## THE REQUEST
Begin with the line holding "Write a Python", end with the line holding "det_colors = ['#4F81BD', '#C0504D', '#9BBB59', '#8064A2']", and repeat every line in between exactly, without pictures.

## DATASET
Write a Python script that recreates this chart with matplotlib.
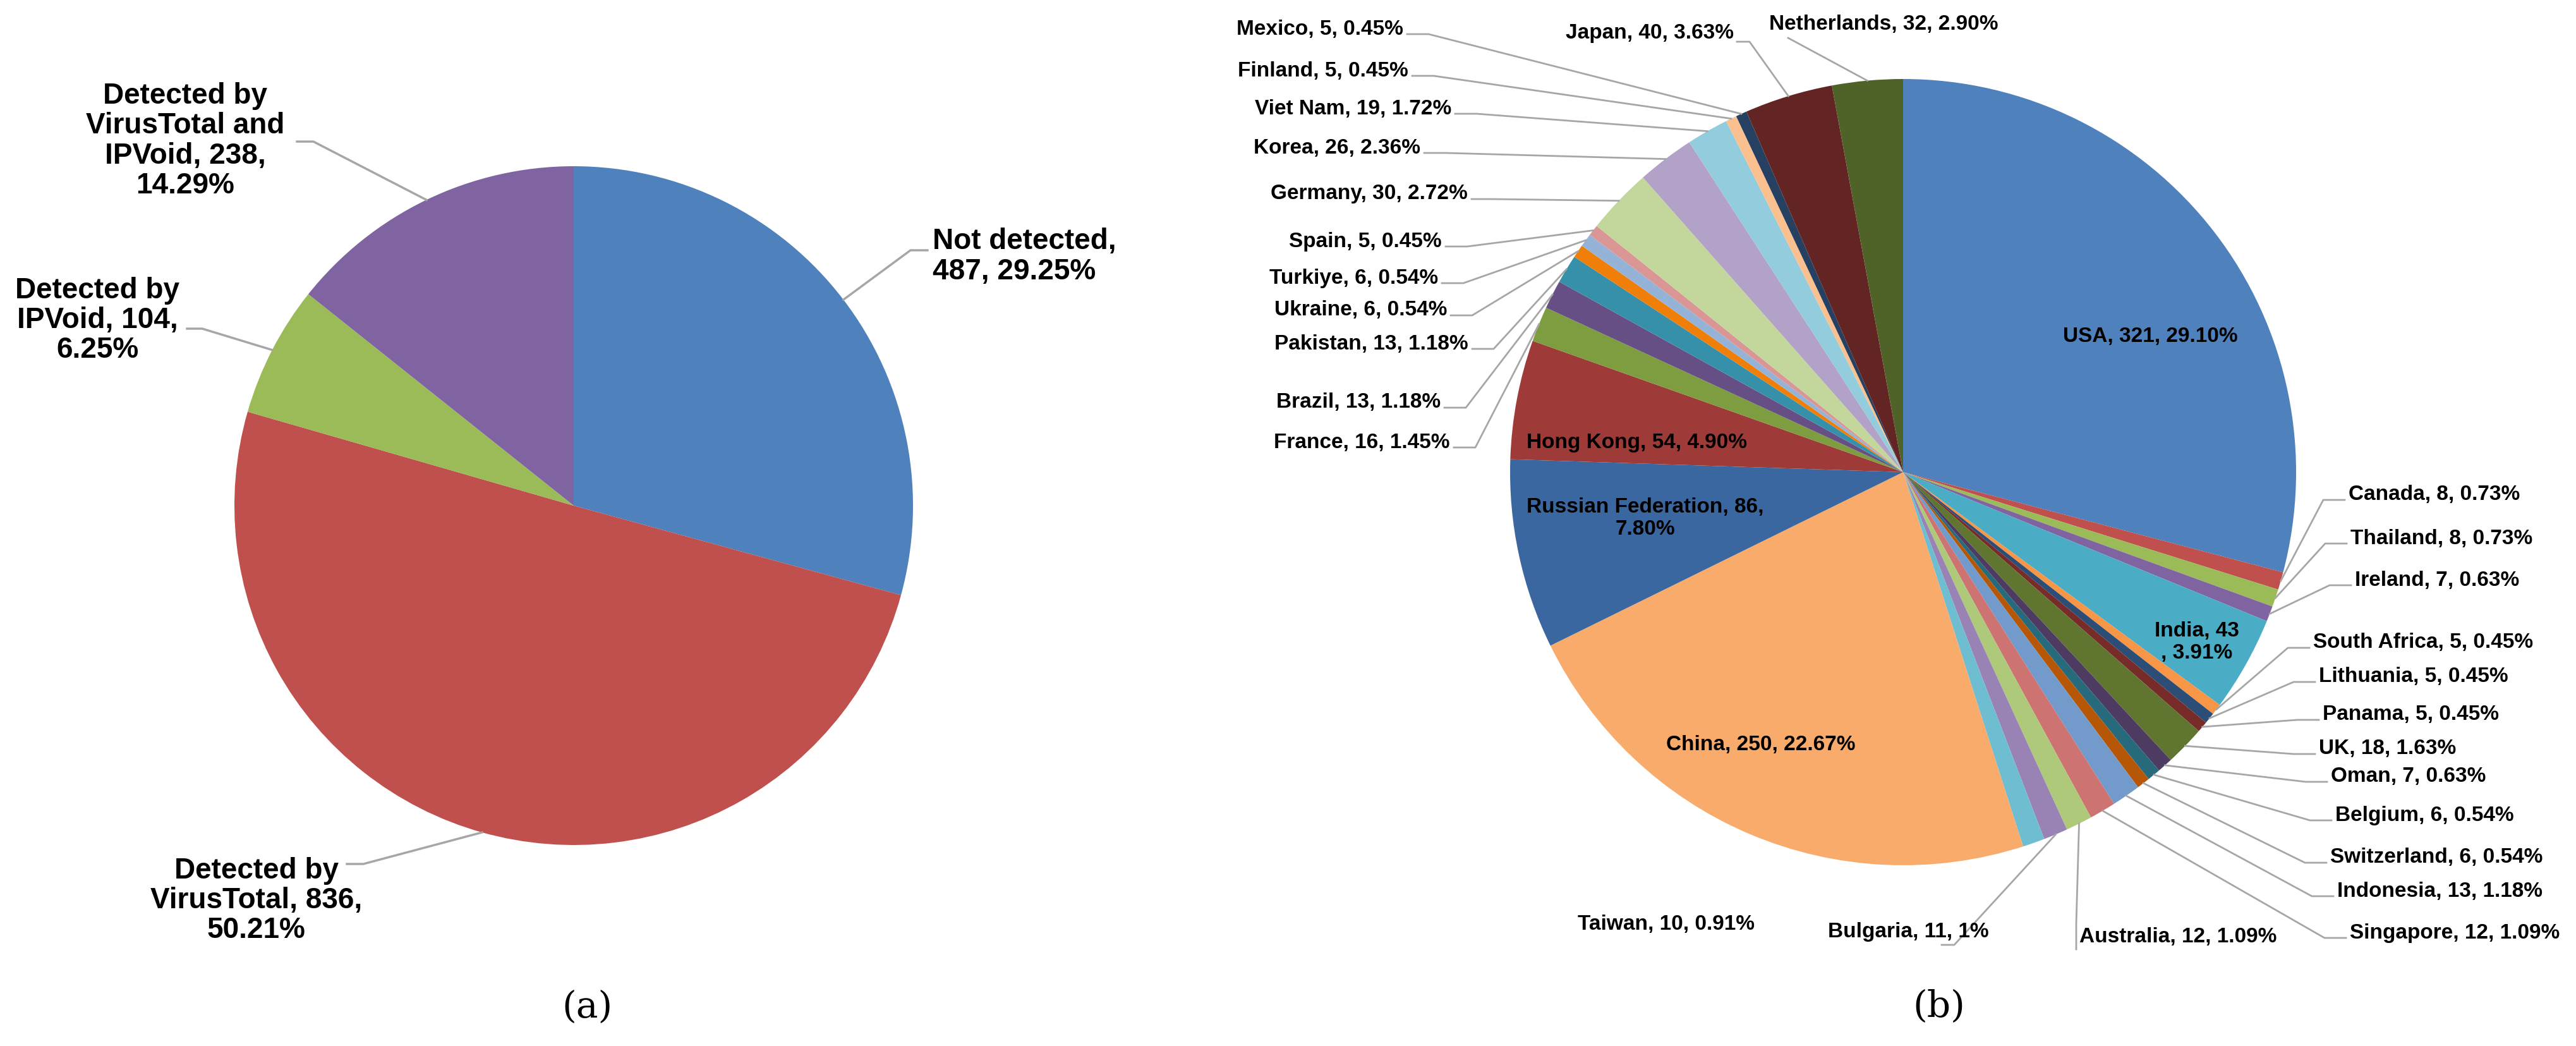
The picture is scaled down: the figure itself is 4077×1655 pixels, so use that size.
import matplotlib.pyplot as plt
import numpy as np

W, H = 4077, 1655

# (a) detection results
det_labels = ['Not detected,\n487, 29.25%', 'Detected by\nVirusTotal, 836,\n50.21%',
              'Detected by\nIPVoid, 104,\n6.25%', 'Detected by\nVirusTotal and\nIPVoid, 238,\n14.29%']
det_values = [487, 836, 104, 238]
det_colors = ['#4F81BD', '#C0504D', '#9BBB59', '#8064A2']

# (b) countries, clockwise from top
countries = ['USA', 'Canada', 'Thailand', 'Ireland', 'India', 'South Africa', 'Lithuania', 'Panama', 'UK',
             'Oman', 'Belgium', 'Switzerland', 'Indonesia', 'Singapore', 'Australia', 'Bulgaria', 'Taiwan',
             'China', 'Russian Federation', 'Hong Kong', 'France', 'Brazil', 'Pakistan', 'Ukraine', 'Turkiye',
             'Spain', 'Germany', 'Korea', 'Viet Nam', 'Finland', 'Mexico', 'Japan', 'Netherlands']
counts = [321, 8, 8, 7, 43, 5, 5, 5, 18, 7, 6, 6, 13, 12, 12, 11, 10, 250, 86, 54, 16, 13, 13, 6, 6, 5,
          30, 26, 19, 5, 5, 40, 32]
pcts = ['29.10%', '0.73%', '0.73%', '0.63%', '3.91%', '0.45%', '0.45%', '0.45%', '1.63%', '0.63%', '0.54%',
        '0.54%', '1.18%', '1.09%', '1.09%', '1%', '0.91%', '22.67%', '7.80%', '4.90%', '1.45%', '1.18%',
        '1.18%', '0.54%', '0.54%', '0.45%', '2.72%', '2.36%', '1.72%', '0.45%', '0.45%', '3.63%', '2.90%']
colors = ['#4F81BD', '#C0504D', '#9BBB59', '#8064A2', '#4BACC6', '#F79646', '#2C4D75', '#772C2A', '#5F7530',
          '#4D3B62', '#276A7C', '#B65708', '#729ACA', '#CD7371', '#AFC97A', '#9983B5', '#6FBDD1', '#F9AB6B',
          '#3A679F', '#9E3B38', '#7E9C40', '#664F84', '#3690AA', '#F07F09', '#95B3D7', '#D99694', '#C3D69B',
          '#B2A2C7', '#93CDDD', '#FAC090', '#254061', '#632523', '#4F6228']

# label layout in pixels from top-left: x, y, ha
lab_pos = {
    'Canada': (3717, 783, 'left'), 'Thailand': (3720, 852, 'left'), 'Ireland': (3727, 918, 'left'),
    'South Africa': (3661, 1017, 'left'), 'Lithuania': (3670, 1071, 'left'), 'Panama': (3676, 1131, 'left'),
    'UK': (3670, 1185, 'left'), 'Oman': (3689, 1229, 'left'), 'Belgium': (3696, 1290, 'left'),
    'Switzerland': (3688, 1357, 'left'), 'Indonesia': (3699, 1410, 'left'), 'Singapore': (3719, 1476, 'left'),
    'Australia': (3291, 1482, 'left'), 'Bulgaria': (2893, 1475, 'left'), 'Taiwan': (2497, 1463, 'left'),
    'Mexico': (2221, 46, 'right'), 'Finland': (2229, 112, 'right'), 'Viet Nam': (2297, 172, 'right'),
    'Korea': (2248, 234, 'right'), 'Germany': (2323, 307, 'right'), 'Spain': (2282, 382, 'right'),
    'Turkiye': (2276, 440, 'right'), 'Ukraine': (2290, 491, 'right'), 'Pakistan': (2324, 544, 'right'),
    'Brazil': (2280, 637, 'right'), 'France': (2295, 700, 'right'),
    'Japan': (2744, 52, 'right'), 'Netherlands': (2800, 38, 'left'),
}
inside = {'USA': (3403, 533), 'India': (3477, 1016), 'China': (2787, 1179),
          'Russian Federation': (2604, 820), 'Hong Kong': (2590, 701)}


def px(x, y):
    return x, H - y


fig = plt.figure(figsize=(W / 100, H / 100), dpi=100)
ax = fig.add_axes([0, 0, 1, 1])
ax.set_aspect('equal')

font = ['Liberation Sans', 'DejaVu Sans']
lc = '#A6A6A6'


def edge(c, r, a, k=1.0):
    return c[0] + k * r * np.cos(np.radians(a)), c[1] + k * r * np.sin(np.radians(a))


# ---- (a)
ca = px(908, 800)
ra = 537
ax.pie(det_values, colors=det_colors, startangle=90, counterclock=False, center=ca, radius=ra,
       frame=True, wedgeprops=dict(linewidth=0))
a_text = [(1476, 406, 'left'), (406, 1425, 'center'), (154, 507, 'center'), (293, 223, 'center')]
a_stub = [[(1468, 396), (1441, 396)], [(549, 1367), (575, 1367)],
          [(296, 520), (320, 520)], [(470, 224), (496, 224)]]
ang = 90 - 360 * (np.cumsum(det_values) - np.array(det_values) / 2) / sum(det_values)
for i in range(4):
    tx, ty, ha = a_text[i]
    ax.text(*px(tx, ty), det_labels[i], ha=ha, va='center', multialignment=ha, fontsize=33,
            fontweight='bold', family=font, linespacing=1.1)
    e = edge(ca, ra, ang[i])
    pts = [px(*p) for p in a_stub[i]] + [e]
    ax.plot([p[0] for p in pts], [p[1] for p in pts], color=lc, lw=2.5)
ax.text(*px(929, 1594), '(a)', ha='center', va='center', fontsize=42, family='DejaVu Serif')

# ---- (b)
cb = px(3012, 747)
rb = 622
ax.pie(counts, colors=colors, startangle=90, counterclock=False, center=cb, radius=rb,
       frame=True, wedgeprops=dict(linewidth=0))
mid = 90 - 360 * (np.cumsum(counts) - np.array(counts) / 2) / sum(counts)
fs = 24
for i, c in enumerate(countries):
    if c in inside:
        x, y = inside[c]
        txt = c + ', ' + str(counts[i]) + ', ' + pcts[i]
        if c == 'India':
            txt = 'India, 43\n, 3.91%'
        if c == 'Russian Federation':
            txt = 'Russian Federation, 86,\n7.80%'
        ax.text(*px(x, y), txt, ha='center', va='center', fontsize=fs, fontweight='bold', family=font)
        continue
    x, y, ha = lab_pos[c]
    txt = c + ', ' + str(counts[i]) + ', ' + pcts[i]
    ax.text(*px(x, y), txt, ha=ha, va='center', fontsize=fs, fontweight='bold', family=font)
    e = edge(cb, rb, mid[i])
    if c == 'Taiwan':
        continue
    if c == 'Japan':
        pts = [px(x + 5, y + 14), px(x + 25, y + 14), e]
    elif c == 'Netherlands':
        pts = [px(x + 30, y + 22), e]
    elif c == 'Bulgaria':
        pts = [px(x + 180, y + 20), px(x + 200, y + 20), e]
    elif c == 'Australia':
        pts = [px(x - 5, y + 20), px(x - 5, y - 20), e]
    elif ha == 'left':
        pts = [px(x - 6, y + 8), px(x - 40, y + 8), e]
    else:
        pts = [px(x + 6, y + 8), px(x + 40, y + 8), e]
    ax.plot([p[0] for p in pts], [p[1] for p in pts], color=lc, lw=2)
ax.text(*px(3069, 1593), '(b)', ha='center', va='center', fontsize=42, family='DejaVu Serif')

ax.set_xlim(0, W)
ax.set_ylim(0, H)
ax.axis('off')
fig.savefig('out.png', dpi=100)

* * *

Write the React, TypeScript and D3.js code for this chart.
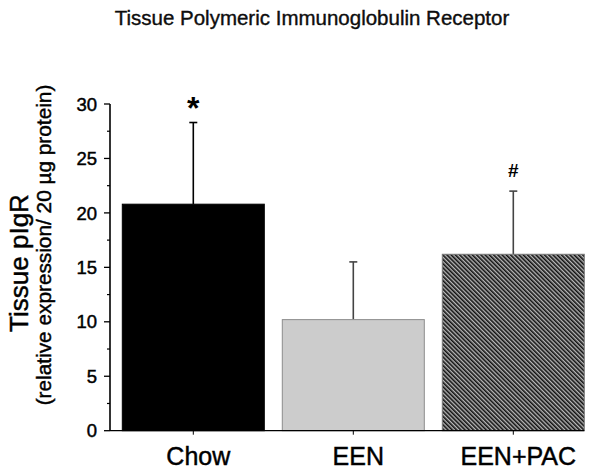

* * *

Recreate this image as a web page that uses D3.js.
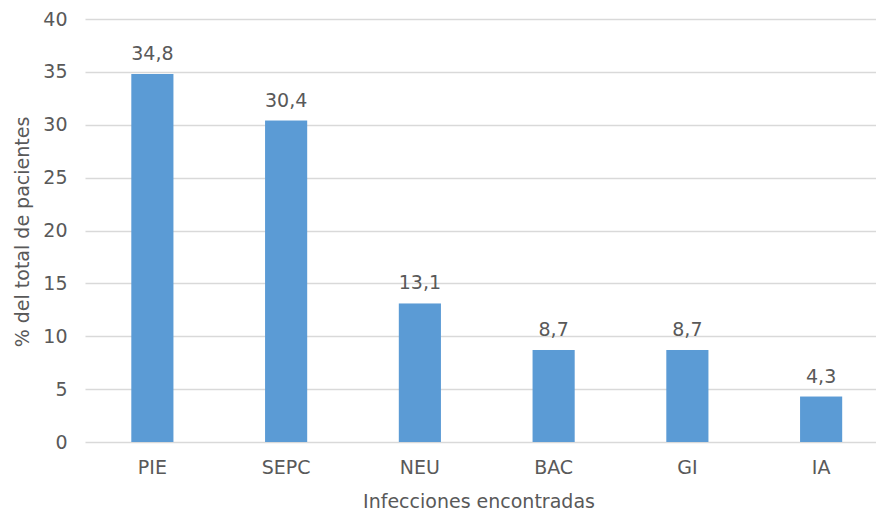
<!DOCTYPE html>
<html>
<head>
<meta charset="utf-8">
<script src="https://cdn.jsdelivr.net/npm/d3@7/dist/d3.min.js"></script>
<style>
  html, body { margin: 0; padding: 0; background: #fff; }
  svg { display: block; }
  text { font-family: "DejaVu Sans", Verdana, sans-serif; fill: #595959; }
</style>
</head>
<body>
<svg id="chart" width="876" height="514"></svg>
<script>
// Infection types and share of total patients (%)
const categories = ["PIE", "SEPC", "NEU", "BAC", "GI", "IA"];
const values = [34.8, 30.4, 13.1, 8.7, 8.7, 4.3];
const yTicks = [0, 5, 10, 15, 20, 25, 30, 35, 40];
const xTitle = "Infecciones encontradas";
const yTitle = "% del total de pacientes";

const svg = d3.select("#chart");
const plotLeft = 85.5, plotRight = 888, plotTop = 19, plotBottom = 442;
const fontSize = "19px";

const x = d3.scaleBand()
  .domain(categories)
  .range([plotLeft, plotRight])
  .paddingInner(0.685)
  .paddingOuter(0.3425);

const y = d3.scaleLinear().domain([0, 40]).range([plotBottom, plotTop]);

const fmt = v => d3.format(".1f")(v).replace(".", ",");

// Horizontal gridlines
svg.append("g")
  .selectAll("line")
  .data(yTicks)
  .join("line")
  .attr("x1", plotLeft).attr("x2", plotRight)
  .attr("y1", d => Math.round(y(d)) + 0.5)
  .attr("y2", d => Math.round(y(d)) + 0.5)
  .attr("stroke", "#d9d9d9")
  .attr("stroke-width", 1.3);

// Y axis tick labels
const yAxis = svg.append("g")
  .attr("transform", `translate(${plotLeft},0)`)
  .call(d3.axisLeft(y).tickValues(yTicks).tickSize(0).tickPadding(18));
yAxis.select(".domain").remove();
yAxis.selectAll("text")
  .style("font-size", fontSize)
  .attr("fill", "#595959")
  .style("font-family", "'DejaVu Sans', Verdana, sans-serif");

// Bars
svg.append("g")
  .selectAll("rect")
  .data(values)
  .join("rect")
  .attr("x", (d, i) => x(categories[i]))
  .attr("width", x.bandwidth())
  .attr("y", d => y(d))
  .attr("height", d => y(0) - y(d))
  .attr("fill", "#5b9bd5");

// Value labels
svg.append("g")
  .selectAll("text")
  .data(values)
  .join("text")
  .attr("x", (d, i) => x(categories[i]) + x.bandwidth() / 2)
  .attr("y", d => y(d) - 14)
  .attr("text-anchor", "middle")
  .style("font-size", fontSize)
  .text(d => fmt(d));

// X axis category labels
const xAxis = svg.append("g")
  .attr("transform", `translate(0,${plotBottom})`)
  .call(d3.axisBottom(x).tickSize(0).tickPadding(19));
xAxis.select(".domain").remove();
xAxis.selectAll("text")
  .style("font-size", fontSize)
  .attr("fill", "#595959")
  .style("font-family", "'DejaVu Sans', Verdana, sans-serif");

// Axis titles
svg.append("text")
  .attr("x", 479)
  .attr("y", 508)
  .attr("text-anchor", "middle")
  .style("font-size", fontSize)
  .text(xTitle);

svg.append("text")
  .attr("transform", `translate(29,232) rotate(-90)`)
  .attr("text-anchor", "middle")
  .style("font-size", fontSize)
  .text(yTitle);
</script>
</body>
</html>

## RIGHT ANSWER
Write a Python script that recreates this chart with matplotlib.
The picture is scaled down: the figure itself is 4077×1655 pixels, so use that size.
import matplotlib.pyplot as plt
import numpy as np

W, H = 4077, 1655

# (a) detection results
det_labels = ['Not detected,\n487, 29.25%', 'Detected by\nVirusTotal, 836,\n50.21%',
              'Detected by\nIPVoid, 104,\n6.25%', 'Detected by\nVirusTotal and\nIPVoid, 238,\n14.29%']
det_values = [487, 836, 104, 238]
det_colors = ['#4F81BD', '#C0504D', '#9BBB59', '#8064A2']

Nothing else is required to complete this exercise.